Happy New Year! May all your wishes come true!
Let me start the New Year with some happy news in an environment of gloom about women being raped, barbaric arrogance of Pakistan, Naxalite brutality, and so on. I want to talk about a person whom I have never met, but on excellent authority I understand, is doing unusual work. He is Promod Kumar, Chairman of the Punjab Governance Reform Commission.
We are all aware how insensitive the police are. Kumar has implemented what many have desired for quite some time. In Punjab, you do not have to go to a police station to register a complaint; you can do it online. What is more, the police have been given a timetable for their reaction and action.
Further, Kumar has set up nice air-conditioned offices where people can go if they want to make enquiries or give complaints.
The official-in-charge is given a suit and a tie to wear. Kumar hopes that the ambience will cool tempers and give officials a sense of pride. You would agree that it is a move in the right direction.
Clubbing schools
His other move is closer to my experience. We know how poorly village schools operate with teachers often absconding from work. Kumar decided to close down such non-functional schools. Punjab teachers have a strong labour union.
He did not want to antagonise them and took them along in his scheme. For a start, he divided Punjab schools into four categories — A, B, C and D (good, usable, poor and very poor). He has decided to close down, gradually, all schools of the C and D category.
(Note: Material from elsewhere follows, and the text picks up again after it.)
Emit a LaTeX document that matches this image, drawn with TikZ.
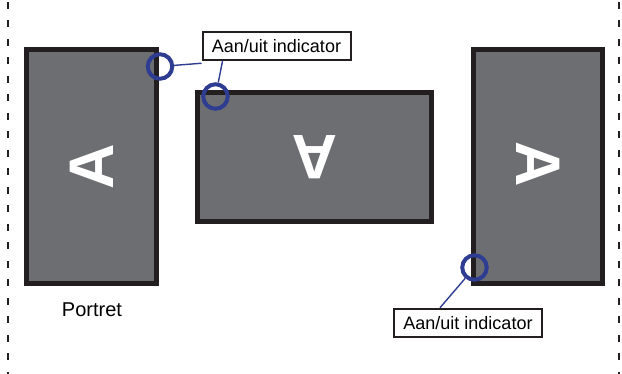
\documentclass[tikz,border=0pt]{standalone}
\usepackage{fontspec}
\setmainfont{Liberation Sans}
\definecolor{frameblk}{RGB}{35,31,32}
\definecolor{screengray}{RGB}{109,110,113}
\definecolor{ledblue}{RGB}{46,61,146}
\tikzset{
  screen/.style={draw=frameblk, fill=screengray, line width=5pt, inner sep=0pt, outer sep=0pt},
  bigA/.style={text=white, inner sep=0pt, font=\fontsize{63}{63}\selectfont\bfseries},
  led/.style={circle, draw=ledblue, line width=4pt, minimum size=24.5pt, inner sep=0pt},
  callout/.style={draw=frameblk, line width=2pt, fill=white, inner sep=0pt,
    minimum width=148pt, minimum height=28.5pt, font=\fontsize{18}{20}\selectfont},
  pointer/.style={draw=ledblue, line width=1.4pt},
  border/.style={draw=frameblk, dash pattern=on 7pt off 11.5pt}
}
\begin{document}
\begin{tikzpicture}[x=1pt,y=-1pt]
\useasboundingbox (0,0) rectangle (622,374);
% dashed edges
\draw[border, line width=2.2pt] (8,2) -- (8,374);
\draw[border, line width=2.8pt] (619,2) -- (619,374);

% the three screens
\node[screen, minimum width=130pt, minimum height=234pt] (portrait) at (91.5,166.5) {};
\node[screen, minimum width=234pt, minimum height=129pt] (landscape) at (314.5,157) {};
\node[screen, minimum width=129pt, minimum height=234pt] (turned) at (538,166.5) {};

% letters
\node[bigA, rotate=90] (letterL) at (portrait.center) {A};
\node[bigA, rotate=180] (letterM) at (landscape.center) {A};
\node[bigA, rotate=-90] (letterR) at ([yshift=2pt]turned.center) {A};

% indicators
\node[led] (ledL) at (160,66.5) {};
\node[led] (ledM) at (215.5,96.5) {};
\node[led] (ledR) at (474.5,267.5) {};

% labels
\node[callout] (lbltop) at (276.5,46) {Aan/uit indicator};
\node[callout] (lblbot) at (468,323) {Aan/uit indicator};
\node[font=\fontsize{20}{22}\selectfont] (portret) at (92,310) {Portret};

\draw[pointer] (ledL) -- ([yshift=-2pt]lbltop.south west);
\draw[pointer] (ledM) -- ([xshift=21pt]lbltop.south west);
\draw[pointer] (ledR) -- ([xshift=47pt]lblbot.north west);
\end{tikzpicture}
\end{document}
I had made a similar suggestion to a powerful Chief Minister: Instead of an unviable single-teacher school in every village, why not have a 10 or 12-teacher large school so that no child would have to go no farther than the next village? He was sceptical about villagers accepting this suggestion.
Kumar solved that problem easily by allowing teachers in the C or D category school to move to an A or B school. Teachers like to do so and the better schools, which are short of teachers, also welcome the move. The students who are left adrift can be allowed to travel by bus, free of charge. They are happy to do so.
The clubbing of schools in this manner is an excellent idea. States such as Kerala, Tamil Nadu, Haryana and, possibly, Gujarat may copy the idea straight away.
Others which do not have motorable roads to every village can still emulate this model and improve it later on. Let us wish Kumar and anybody who accepts his scheme the best of luck.
Kumar has an interesting theory. He feels that the days of corruption are coming to an end as corruption does not deliver anymore. There was a time when by paying bribes one could get things done.
That is no longer true; people who take bribes are no longer able to get things done. He appears to be correct. It is hoped bribe-givers take note of this and stop giving bribes.
Idea of Rurbanisation
I was in Ahmedabad recently to participate in the celebration of Rurbanisation in Gujarat. For the Gujarat Government, Rurbanisation means providing better schools and hospitals in villages with a population in excess of 10,000. They have already chosen over 250 villages for the purpose. My idea of Rurbanisation is different.
I would like all villages to have affordable access to good schools, secondary-care hospitals, modern markets and the like. I would like medium-sized industries and businesses to shift to villages and bring with them middle-class professionals to live in the Rurban habitat. For that, I would like the Government to permit businesses to operate on land, leased for 99 years, with the lease amount indexed to inflation.
When businesses lease land, they can get an acre or so for an annual fee of a few lakhs of rupees, instead of having to pay crores to purchase the same. This will bring down costs. If Hong Kong could be built on a 99-year lease, I see no reason why our villages should not also be developed in the same manner. However, Gujarat officials are sceptical; they fear the Supreme Court will not allow it.
Social justice
My other suggestion that schools should charge what the market will bear was also not acceptable. Once again, the fear was that somebody or the other will raise a Public Interest Litigation and the Supreme Court will side with the litigant. I am not so sure.
Suppose the State government were to ask why a peon should pay the same fee as the Justice of the Supreme Court, what reply can they give?
World famous institutions like Harvard and Stanford admit the very rich and make them pay heavily. They also admit intelligent, but indigenous, students by offering them not merely free education but even scholarships. That is how they combine social justice with greatness.
Narayana Murthy’s children studied in Harvard, but no IIT could admit them. I have no doubt he would have contributed crores of rupees if asked. So would all rich families. But our socialism does not permit any institution in India to do so. That is a pity because we are squandering difficult to get foreign exchange in educating rich children abroad and, in the process, starving our institutions.
Let us hope the New Year brings wisdom to our justices and ministers too.